■ DIRECTIONS FOR THIS TASK:
Extract everything from the first line through the line with "var line = refLineX.map(function", both ends included, except for any pictures.

********************

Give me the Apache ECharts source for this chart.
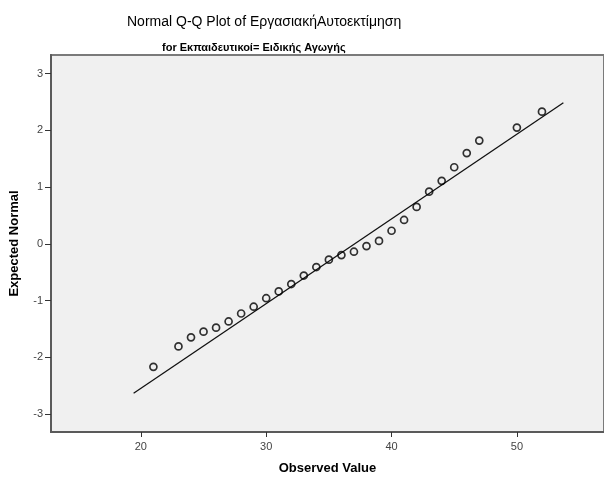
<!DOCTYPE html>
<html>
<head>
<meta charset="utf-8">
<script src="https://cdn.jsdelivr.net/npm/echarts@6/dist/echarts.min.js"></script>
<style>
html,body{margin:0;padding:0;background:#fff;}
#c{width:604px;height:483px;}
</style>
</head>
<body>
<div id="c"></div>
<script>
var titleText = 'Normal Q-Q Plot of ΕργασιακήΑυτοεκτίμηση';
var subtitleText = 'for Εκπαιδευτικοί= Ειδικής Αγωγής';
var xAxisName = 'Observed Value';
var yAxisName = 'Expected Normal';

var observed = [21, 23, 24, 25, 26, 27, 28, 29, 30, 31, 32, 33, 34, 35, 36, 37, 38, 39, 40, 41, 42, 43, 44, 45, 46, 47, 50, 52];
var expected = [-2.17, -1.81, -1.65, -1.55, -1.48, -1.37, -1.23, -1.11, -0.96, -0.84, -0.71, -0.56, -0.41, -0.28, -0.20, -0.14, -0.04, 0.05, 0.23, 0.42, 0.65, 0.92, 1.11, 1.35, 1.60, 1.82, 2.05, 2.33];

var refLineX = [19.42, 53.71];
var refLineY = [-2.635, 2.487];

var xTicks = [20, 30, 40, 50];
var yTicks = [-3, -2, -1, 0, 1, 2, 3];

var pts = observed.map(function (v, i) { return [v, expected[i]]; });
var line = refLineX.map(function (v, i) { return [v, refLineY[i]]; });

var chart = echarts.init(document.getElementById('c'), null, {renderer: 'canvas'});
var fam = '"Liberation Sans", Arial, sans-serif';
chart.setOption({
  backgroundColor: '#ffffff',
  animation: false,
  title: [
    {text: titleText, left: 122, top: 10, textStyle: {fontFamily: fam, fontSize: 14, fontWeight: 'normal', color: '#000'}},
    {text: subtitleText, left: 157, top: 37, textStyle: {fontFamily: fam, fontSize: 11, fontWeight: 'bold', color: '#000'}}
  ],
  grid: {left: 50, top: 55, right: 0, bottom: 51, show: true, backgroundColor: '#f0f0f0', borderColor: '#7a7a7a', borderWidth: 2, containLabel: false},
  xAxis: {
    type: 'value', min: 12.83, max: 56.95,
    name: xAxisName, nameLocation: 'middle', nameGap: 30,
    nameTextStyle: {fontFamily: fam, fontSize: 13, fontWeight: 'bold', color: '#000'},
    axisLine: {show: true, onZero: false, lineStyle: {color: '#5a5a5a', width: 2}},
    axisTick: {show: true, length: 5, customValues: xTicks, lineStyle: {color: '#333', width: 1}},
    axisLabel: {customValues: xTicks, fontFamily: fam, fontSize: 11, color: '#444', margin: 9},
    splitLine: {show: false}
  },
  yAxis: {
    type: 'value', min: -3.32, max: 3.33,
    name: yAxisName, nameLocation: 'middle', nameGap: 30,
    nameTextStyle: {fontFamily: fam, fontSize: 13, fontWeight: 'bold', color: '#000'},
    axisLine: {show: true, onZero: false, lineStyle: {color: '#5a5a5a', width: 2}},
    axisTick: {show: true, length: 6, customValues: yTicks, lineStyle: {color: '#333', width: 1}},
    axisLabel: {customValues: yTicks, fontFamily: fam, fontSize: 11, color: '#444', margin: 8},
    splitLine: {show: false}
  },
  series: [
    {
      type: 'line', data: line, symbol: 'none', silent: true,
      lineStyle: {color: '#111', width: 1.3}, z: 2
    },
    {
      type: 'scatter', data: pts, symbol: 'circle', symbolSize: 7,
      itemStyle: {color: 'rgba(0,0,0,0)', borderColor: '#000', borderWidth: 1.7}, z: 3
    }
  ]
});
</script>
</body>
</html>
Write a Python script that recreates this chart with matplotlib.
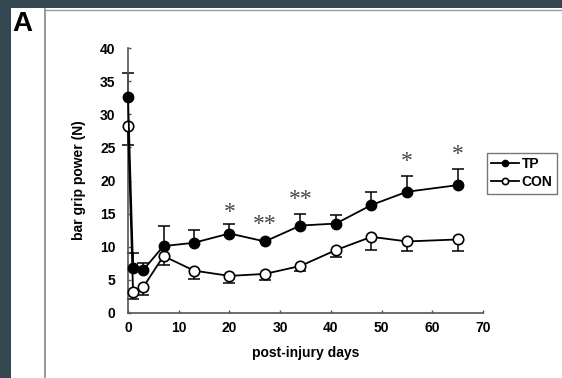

********************

■ SOLUTION FOR THIS TASK:
Give me the Apache ECharts source for this chart.
<!DOCTYPE html>
<html>
<head>
<meta charset="utf-8">
<script src="https://cdn.jsdelivr.net/npm/echarts@6/dist/echarts.min.js"></script>
<style>
html,body{margin:0;padding:0;background:#fff;}
#c{width:604px;height:483px;}
</style>
</head>
<body>
<div id="c"></div>
<script>
var titleText = 'Normal Q-Q Plot of ΕργασιακήΑυτοεκτίμηση';
var subtitleText = 'for Εκπαιδευτικοί= Ειδικής Αγωγής';
var xAxisName = 'Observed Value';
var yAxisName = 'Expected Normal';

var observed = [21, 23, 24, 25, 26, 27, 28, 29, 30, 31, 32, 33, 34, 35, 36, 37, 38, 39, 40, 41, 42, 43, 44, 45, 46, 47, 50, 52];
var expected = [-2.17, -1.81, -1.65, -1.55, -1.48, -1.37, -1.23, -1.11, -0.96, -0.84, -0.71, -0.56, -0.41, -0.28, -0.20, -0.14, -0.04, 0.05, 0.23, 0.42, 0.65, 0.92, 1.11, 1.35, 1.60, 1.82, 2.05, 2.33];

var refLineX = [19.42, 53.71];
var refLineY = [-2.635, 2.487];

var xTicks = [20, 30, 40, 50];
var yTicks = [-3, -2, -1, 0, 1, 2, 3];

var pts = observed.map(function (v, i) { return [v, expected[i]]; });
var line = refLineX.map(function (v, i) { return [v, refLineY[i]]; });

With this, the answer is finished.